Land Prices Forcing Grassroots Ministry
The cost of land in cities and their outskirts has skyrocketed. And this skyrocketing is forcing what I see as a great thing in the movement of the Church in India. Here’s what I mean…
As elsewhere, one can see the missionary compound influence among some of the older, mainline Indian churches. These are urban churches, very centralized, with big, beautiful buildings. The downside of such churches as that many up and coming church planters see such churches as the goal – to have a huge congregation in a big building. One challenge (among many) of such a goal is that escalating land prices have changed the dynamic since the time that the old guard churches were started. The economics are different. This reality has forced many churches to focus on more grassroots methods of church planting. Village to village. House to house. “Church” no longer carries the connotation of buildings, but of people.
In terms of our ministry, this is a very good thing. Blending into a community, integrating into a community, promotes healthy Segment 1 childcare, and makes local sustainability (in terms of people and economics) more likely. Local churches interested in buying expensive land and building expensive buildings – while impressive looking – are not good local church partners for us. Local churches interested in ownership, grassroots evangelism and development, and a humble love for the community are ideal for us. And there are so many such churches here in India.
Increased land pricing is, in many ways, a blessing to the Church in India. And a positive opportunity for our ministry in India.

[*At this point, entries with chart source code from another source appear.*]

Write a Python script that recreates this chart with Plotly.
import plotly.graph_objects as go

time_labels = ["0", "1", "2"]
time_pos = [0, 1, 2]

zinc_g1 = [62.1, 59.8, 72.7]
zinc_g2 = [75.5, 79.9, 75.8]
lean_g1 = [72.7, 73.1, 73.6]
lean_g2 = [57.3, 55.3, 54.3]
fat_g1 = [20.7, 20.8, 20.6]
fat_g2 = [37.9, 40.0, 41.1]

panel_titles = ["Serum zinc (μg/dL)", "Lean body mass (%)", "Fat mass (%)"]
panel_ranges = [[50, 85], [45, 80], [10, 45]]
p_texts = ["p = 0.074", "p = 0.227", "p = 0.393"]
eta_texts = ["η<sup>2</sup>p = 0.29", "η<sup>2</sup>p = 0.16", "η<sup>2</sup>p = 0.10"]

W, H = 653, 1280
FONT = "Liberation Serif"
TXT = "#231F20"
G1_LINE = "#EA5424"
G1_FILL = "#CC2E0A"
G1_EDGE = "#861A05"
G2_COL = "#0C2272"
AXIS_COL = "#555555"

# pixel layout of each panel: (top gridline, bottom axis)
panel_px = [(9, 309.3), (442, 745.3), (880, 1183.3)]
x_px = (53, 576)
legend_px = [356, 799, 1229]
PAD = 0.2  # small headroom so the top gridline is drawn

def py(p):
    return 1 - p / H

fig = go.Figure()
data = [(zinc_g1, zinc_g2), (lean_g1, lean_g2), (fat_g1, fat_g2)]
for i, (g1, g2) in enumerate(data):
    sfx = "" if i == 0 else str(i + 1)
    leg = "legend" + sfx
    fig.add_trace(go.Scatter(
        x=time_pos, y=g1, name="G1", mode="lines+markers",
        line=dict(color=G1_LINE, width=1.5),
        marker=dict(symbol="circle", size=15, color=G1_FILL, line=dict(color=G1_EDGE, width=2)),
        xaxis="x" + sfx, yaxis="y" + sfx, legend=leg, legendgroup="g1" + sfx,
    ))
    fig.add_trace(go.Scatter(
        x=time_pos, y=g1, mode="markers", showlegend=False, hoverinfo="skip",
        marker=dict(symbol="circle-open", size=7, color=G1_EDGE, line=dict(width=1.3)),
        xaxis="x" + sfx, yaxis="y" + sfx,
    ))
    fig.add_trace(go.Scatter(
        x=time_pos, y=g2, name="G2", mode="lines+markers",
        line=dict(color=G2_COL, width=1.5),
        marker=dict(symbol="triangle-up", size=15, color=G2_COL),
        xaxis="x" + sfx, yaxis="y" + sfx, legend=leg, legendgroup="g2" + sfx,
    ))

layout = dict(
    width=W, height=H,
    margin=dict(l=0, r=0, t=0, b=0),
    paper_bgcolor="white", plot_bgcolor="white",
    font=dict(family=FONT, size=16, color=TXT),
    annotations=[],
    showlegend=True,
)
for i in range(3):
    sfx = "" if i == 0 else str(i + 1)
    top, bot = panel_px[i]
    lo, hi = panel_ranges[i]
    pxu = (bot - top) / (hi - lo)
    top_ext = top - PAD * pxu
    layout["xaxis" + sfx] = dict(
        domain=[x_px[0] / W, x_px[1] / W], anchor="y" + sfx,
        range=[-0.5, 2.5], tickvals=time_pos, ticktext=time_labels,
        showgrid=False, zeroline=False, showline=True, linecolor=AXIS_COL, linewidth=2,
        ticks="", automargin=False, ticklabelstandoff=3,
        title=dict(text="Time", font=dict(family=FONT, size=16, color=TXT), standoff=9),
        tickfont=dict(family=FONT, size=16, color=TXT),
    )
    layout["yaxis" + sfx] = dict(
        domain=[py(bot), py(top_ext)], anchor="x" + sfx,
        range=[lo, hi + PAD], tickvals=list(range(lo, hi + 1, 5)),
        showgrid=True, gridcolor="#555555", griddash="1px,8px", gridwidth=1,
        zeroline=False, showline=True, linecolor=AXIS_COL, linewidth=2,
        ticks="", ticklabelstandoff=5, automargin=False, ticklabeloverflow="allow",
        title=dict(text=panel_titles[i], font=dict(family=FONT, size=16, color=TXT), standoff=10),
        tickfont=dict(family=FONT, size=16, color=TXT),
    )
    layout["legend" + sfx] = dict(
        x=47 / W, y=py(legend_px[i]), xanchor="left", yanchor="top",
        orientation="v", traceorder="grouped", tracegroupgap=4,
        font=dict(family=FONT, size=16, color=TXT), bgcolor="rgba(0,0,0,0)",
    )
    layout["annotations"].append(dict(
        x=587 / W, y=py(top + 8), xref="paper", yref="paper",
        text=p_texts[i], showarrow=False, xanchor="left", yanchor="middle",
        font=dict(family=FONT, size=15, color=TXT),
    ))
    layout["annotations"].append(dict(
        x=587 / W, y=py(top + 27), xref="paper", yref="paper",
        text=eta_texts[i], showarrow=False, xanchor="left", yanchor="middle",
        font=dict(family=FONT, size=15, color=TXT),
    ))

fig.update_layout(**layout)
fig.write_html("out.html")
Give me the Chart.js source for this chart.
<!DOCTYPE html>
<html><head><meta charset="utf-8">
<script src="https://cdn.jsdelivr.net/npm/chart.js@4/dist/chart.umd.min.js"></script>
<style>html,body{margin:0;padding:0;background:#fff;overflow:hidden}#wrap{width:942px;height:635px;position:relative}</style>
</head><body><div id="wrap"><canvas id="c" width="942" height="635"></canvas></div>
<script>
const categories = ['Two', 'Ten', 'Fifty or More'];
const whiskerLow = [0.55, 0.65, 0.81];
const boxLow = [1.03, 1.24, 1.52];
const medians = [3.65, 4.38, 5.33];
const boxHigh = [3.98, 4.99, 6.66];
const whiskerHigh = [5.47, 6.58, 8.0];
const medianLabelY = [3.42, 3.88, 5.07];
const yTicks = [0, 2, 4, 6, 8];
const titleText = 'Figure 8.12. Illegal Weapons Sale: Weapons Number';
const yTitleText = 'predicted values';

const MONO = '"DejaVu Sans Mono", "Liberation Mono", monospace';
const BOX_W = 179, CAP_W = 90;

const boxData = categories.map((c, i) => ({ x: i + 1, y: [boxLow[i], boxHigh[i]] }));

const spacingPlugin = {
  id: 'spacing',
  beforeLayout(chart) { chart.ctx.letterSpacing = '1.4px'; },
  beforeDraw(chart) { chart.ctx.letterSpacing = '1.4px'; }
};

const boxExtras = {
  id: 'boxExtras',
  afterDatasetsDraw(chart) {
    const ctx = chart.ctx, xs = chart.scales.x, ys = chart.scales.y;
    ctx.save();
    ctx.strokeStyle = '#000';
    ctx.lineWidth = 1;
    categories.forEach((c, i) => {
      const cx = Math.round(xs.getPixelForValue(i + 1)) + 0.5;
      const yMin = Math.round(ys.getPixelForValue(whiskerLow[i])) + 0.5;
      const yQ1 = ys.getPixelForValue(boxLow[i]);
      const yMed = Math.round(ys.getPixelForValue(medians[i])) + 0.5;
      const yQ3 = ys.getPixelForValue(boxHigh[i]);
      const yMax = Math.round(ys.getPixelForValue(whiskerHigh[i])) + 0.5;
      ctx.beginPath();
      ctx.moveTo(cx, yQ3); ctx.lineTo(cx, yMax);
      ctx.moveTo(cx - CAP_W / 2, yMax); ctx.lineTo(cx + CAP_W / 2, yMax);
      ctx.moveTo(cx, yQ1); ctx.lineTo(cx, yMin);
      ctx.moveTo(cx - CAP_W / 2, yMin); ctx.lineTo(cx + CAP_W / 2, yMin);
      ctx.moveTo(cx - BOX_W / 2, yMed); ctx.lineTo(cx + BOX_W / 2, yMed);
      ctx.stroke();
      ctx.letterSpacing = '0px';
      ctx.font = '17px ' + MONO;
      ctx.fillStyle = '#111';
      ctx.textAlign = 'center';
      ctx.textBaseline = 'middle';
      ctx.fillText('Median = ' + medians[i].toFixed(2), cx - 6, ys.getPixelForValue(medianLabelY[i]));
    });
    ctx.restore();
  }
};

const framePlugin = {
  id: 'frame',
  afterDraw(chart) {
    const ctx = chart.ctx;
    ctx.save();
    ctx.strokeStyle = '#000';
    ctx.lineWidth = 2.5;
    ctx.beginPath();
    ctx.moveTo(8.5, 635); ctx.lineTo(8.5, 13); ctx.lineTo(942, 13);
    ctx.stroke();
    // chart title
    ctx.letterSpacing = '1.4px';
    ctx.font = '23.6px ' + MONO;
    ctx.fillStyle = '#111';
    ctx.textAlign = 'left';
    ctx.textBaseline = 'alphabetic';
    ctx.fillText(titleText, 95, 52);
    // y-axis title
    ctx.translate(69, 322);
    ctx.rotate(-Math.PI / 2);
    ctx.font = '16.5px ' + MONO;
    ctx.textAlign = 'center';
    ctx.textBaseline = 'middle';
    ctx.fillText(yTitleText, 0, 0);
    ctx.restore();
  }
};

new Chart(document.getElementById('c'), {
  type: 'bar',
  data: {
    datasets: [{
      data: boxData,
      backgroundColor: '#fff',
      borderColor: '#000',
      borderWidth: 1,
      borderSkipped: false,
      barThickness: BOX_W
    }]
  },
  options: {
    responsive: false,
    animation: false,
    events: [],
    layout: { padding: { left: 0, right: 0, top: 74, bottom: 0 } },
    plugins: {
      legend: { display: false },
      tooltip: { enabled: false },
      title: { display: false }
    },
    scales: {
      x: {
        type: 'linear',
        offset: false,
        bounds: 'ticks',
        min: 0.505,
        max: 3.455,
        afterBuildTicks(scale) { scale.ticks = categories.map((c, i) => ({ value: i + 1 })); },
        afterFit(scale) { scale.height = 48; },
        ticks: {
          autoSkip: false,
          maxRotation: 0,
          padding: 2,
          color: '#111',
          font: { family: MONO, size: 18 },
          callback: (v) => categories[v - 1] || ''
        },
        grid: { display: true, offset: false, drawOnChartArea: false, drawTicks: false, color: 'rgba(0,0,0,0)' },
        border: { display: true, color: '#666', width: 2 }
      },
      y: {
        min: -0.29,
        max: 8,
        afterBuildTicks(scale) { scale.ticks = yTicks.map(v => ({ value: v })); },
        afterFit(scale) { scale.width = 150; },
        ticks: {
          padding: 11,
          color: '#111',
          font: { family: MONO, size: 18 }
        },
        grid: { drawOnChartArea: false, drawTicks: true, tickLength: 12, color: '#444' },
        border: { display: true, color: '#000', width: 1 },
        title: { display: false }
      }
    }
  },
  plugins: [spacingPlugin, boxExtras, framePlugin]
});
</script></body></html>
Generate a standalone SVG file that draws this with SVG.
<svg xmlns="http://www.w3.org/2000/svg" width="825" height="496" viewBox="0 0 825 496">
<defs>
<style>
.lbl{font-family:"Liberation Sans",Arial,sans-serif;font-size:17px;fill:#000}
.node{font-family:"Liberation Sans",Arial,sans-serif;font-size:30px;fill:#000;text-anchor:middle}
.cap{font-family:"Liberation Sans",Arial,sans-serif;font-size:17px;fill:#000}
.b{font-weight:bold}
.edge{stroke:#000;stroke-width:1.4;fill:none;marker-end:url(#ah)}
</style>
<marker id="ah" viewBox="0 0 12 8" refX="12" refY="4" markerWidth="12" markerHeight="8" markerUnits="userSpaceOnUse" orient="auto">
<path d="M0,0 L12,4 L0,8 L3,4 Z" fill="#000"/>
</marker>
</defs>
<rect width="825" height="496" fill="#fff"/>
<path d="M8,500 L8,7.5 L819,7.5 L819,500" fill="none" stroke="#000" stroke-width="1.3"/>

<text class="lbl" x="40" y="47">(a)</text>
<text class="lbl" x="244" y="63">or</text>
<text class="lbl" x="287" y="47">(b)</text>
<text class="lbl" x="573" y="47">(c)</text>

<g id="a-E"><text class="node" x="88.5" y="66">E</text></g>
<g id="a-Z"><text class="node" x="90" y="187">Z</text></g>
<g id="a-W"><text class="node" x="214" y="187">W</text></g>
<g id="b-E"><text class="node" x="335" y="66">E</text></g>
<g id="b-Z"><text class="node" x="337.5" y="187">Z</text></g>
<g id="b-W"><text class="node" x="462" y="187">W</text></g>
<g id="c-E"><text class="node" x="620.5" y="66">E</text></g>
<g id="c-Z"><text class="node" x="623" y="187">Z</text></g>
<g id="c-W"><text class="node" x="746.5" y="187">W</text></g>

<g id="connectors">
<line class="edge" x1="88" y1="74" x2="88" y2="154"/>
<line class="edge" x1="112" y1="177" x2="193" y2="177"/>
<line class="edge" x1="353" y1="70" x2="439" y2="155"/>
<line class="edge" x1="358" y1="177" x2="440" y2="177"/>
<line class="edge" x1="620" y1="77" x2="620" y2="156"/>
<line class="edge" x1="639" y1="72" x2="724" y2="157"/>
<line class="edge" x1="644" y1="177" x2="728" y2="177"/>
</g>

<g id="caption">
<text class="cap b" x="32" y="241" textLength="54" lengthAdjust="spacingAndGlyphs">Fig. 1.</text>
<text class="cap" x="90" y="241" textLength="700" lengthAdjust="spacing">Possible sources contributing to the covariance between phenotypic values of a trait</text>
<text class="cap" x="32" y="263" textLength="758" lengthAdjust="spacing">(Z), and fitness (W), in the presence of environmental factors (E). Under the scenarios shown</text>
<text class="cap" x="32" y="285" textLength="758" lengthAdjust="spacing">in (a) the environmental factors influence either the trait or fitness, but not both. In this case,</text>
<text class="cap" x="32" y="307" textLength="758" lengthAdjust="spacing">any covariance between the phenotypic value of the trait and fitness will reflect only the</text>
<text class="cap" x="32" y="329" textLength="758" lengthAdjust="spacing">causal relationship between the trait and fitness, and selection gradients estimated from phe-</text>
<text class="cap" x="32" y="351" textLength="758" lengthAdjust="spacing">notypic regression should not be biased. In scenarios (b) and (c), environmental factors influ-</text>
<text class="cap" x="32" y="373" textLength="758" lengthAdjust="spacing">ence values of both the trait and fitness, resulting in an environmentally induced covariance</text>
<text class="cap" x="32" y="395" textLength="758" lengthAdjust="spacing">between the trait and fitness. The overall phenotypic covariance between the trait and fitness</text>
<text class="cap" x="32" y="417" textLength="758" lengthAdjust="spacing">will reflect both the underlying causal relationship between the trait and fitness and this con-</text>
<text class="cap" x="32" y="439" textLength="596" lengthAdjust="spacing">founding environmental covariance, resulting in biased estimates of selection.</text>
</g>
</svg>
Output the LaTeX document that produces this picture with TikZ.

Hyderabad – Where We’ll Begin
I’ve spent my time in three cities: Bangalore, Chennai, and Hyderabad. All in the south. For reasons I’ll further detail in Part 3 of my report, it’s clear that the Lord is directing us to set up shop and start in Hyderabad, with Bangalore as the first ring out from the start. The local church network (as well as many child focused Christian non-profits) in Hyderabad has already organized together around a God inspired burden for Segment 1 children. The leaders involved in this organized network are gifted, passionate, wise, and selfless people of vision and courage. We need only plug into what God is already doing here in Hyderabad, not start from scratch, and let the Lord carry our work from the inside out as He desires.